Authors:M Hendler  P Weisberg
Institution:University of Alabama, Tuscaloosa 35487-0348.
Abstract:To teach conservation to mildly retarded, preoperational preadolescents (9 to 12 years old), a number-representational system was used to mediate the invariance of quantity as part of "equality-rule" training. Before viewing a perceptually misleading configuration of either two equal quantities or two unequal quantities entailing the dimensions of number or length, participants learned that equality involved the assignment of two identical numbers and inequality the assignment of two different numbers. These numbers were then applied to the actual quantities and became the basis for rule statements that were rehearsed, memorized, and subject-generated each time the quantities were transformed into a new configuration. Following equality training, correct judgments and verbal justifications of conservation were high (M greater than or equal to 85%) during both immediate and delayed post-tests and for near-generalization (number and length) and far-generalization (weight, liquid substance, and solid substance) tasks.

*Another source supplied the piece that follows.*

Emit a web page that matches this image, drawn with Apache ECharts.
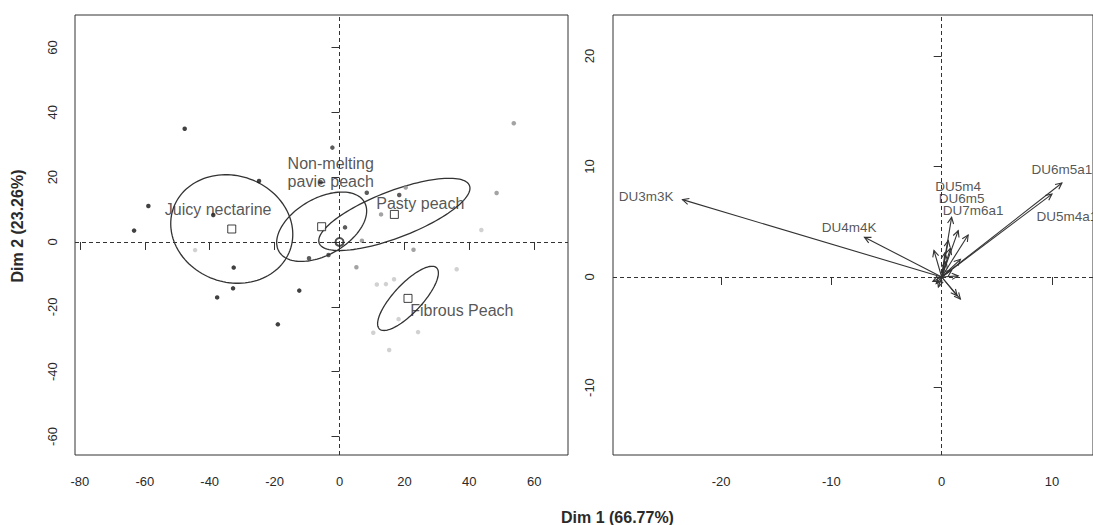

In contrast, the post-test levels of comparable participants given learning-set (LS) training, LS plus verbal-rule training (a combination of statements about identity, negation, and compensation), or no training at all were substantially and significantly lower. Equality training is of theoretical and practical interest because of its potential to teach a symbolic representational rule that directly and meaningfully articulates the quantitative properties of objects and counteracts the overreliance on task-specific and faulty perceptual cues inherent in the conservation task.